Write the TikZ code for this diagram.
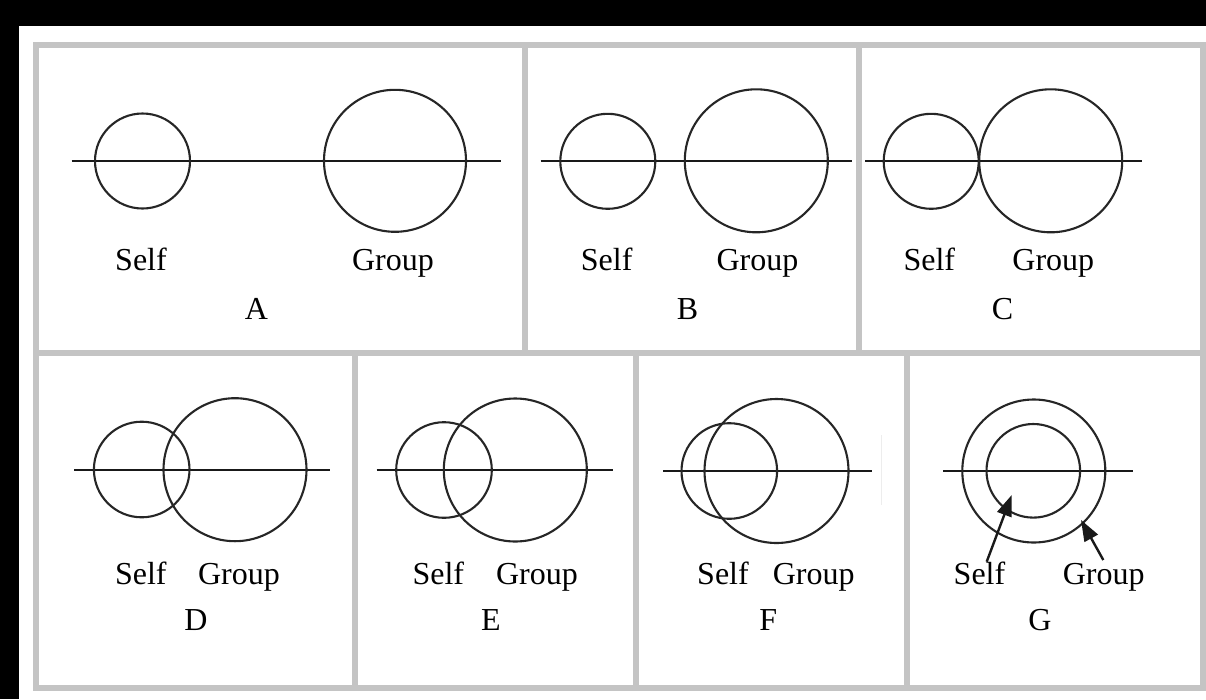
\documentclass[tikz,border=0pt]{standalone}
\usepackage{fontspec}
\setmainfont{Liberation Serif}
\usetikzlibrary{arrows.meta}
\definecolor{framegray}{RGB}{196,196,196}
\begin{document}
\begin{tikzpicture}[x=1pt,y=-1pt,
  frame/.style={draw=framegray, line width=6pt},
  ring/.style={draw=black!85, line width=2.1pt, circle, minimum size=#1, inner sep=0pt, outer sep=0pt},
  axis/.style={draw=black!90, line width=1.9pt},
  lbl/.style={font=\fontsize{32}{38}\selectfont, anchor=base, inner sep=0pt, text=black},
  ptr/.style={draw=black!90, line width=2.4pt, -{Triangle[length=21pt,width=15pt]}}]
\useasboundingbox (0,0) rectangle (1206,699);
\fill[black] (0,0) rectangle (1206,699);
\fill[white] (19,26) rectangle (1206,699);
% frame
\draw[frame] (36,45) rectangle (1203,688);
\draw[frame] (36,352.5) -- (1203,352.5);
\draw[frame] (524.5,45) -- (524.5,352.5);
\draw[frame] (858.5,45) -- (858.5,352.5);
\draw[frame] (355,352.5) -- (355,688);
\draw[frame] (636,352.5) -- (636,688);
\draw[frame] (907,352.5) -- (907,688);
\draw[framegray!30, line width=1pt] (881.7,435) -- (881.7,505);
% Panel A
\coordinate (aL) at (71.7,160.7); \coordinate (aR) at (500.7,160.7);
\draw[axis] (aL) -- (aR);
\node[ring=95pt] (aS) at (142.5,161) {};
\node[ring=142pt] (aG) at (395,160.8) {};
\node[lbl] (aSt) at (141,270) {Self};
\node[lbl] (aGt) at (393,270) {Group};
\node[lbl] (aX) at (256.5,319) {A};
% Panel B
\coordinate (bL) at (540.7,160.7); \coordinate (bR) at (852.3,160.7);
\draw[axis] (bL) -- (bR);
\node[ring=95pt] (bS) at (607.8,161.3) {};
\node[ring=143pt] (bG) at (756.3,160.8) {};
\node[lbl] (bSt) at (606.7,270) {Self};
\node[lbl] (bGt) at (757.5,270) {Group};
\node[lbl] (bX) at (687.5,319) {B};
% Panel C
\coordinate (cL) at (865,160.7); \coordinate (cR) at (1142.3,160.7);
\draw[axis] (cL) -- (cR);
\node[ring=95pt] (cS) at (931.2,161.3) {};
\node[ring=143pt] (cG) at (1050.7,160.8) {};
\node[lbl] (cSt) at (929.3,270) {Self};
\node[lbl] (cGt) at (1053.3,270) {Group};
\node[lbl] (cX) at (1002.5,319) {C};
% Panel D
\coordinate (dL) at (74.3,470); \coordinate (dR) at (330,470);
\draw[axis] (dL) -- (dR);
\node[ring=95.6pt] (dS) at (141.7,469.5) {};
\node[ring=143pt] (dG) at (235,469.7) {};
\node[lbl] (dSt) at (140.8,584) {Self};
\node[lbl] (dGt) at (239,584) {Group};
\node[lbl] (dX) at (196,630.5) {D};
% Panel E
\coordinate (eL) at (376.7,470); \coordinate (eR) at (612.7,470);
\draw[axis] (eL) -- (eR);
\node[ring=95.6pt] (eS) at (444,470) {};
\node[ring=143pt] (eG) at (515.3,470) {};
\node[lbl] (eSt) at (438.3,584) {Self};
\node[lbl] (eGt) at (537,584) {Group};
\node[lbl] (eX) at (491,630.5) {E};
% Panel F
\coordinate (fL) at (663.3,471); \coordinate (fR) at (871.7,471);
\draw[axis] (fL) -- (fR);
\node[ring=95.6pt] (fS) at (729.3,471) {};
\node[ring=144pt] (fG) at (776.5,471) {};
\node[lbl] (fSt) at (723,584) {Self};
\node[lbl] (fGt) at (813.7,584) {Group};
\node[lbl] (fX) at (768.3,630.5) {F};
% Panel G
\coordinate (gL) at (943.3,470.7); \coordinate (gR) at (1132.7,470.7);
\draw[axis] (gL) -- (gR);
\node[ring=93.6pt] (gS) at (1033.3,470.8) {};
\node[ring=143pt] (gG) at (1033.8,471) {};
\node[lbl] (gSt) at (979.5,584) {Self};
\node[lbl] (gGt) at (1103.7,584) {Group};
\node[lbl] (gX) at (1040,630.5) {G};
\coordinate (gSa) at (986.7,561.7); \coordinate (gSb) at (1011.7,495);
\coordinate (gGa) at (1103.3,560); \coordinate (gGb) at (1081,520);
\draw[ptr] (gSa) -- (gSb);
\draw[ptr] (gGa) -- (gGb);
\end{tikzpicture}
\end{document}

● **JOB**
Copy the data character for character, but drop all pictures from the copy.

● **REPLY**
Write the TikZ code for this diagram.
\documentclass[tikz,border=0pt]{standalone}
\usepackage{fontspec}
\setmainfont{Liberation Serif}
\usetikzlibrary{arrows.meta}
\definecolor{framegray}{RGB}{196,196,196}
\begin{document}
\begin{tikzpicture}[x=1pt,y=-1pt,
  frame/.style={draw=framegray, line width=6pt},
  ring/.style={draw=black!85, line width=2.1pt, circle, minimum size=#1, inner sep=0pt, outer sep=0pt},
  axis/.style={draw=black!90, line width=1.9pt},
  lbl/.style={font=\fontsize{32}{38}\selectfont, anchor=base, inner sep=0pt, text=black},
  ptr/.style={draw=black!90, line width=2.4pt, -{Triangle[length=21pt,width=15pt]}}]
\useasboundingbox (0,0) rectangle (1206,699);
\fill[black] (0,0) rectangle (1206,699);
\fill[white] (19,26) rectangle (1206,699);
% frame
\draw[frame] (36,45) rectangle (1203,688);
\draw[frame] (36,352.5) -- (1203,352.5);
\draw[frame] (524.5,45) -- (524.5,352.5);
\draw[frame] (858.5,45) -- (858.5,352.5);
\draw[frame] (355,352.5) -- (355,688);
\draw[frame] (636,352.5) -- (636,688);
\draw[frame] (907,352.5) -- (907,688);
\draw[framegray!30, line width=1pt] (881.7,435) -- (881.7,505);
% Panel A
\coordinate (aL) at (71.7,160.7); \coordinate (aR) at (500.7,160.7);
\draw[axis] (aL) -- (aR);
\node[ring=95pt] (aS) at (142.5,161) {};
\node[ring=142pt] (aG) at (395,160.8) {};
\node[lbl] (aSt) at (141,270) {Self};
\node[lbl] (aGt) at (393,270) {Group};
\node[lbl] (aX) at (256.5,319) {A};
% Panel B
\coordinate (bL) at (540.7,160.7); \coordinate (bR) at (852.3,160.7);
\draw[axis] (bL) -- (bR);
\node[ring=95pt] (bS) at (607.8,161.3) {};
\node[ring=143pt] (bG) at (756.3,160.8) {};
\node[lbl] (bSt) at (606.7,270) {Self};
\node[lbl] (bGt) at (757.5,270) {Group};
\node[lbl] (bX) at (687.5,319) {B};
% Panel C
\coordinate (cL) at (865,160.7); \coordinate (cR) at (1142.3,160.7);
\draw[axis] (cL) -- (cR);
\node[ring=95pt] (cS) at (931.2,161.3) {};
\node[ring=143pt] (cG) at (1050.7,160.8) {};
\node[lbl] (cSt) at (929.3,270) {Self};
\node[lbl] (cGt) at (1053.3,270) {Group};
\node[lbl] (cX) at (1002.5,319) {C};
% Panel D
\coordinate (dL) at (74.3,470); \coordinate (dR) at (330,470);
\draw[axis] (dL) -- (dR);
\node[ring=95.6pt] (dS) at (141.7,469.5) {};
\node[ring=143pt] (dG) at (235,469.7) {};
\node[lbl] (dSt) at (140.8,584) {Self};
\node[lbl] (dGt) at (239,584) {Group};
\node[lbl] (dX) at (196,630.5) {D};
% Panel E
\coordinate (eL) at (376.7,470); \coordinate (eR) at (612.7,470);
\draw[axis] (eL) -- (eR);
\node[ring=95.6pt] (eS) at (444,470) {};
\node[ring=143pt] (eG) at (515.3,470) {};
\node[lbl] (eSt) at (438.3,584) {Self};
\node[lbl] (eGt) at (537,584) {Group};
\node[lbl] (eX) at (491,630.5) {E};
% Panel F
\coordinate (fL) at (663.3,471); \coordinate (fR) at (871.7,471);
\draw[axis] (fL) -- (fR);
\node[ring=95.6pt] (fS) at (729.3,471) {};
\node[ring=144pt] (fG) at (776.5,471) {};
\node[lbl] (fSt) at (723,584) {Self};
\node[lbl] (fGt) at (813.7,584) {Group};
\node[lbl] (fX) at (768.3,630.5) {F};
% Panel G
\coordinate (gL) at (943.3,470.7); \coordinate (gR) at (1132.7,470.7);
\draw[axis] (gL) -- (gR);
\node[ring=93.6pt] (gS) at (1033.3,470.8) {};
\node[ring=143pt] (gG) at (1033.8,471) {};
\node[lbl] (gSt) at (979.5,584) {Self};
\node[lbl] (gGt) at (1103.7,584) {Group};
\node[lbl] (gX) at (1040,630.5) {G};
\coordinate (gSa) at (986.7,561.7); \coordinate (gSb) at (1011.7,495);
\coordinate (gGa) at (1103.3,560); \coordinate (gGb) at (1081,520);
\draw[ptr] (gSa) -- (gSb);
\draw[ptr] (gGa) -- (gGb);
\end{tikzpicture}
\end{document}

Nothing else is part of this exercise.